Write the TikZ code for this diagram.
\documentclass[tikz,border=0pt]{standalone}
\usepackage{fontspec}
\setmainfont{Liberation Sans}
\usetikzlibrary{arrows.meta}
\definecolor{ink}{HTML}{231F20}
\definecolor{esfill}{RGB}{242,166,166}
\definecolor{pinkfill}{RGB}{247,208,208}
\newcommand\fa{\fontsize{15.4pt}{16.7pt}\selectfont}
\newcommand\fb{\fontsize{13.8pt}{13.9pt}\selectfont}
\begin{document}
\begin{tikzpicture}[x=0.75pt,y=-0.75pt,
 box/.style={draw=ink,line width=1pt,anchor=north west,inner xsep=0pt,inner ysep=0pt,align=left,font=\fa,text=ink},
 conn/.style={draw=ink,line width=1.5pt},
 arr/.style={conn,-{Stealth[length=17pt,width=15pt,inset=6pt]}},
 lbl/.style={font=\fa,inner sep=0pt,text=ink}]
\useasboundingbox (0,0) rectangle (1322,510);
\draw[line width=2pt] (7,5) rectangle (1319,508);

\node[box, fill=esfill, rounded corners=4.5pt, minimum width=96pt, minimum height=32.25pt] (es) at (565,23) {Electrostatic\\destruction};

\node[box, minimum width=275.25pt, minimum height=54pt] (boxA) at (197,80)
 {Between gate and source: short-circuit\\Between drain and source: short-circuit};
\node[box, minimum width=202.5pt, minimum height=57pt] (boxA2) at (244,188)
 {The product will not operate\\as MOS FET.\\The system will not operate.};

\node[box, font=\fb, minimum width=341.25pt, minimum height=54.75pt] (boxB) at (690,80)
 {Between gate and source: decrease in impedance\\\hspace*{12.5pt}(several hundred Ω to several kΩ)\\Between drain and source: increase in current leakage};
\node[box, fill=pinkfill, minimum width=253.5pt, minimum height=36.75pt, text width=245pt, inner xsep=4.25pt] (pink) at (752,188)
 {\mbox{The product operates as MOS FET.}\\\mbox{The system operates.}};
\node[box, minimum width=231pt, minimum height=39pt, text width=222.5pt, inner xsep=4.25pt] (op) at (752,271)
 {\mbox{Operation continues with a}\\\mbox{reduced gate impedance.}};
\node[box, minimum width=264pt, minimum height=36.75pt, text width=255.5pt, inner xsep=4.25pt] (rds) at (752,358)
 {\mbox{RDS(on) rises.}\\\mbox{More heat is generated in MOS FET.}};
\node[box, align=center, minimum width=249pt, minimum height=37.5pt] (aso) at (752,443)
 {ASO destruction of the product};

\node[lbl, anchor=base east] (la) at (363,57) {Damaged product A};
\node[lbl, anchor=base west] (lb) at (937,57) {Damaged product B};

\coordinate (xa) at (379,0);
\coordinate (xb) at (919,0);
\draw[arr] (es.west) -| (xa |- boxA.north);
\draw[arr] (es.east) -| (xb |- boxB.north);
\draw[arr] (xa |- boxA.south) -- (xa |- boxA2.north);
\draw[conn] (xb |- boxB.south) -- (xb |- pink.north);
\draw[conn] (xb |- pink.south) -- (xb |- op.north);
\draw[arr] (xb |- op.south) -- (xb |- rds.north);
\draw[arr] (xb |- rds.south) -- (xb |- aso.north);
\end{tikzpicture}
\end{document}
————
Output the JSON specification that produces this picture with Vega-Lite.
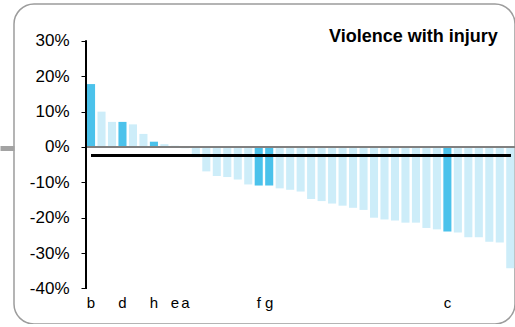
————
> _PROBLEM TO WORK ON_:
Extract all lines of the records above that include "this".

> _REPLY TO THE TASK_:
Write the TikZ code for this diagram.
Output the JSON specification that produces this picture with Vega-Lite.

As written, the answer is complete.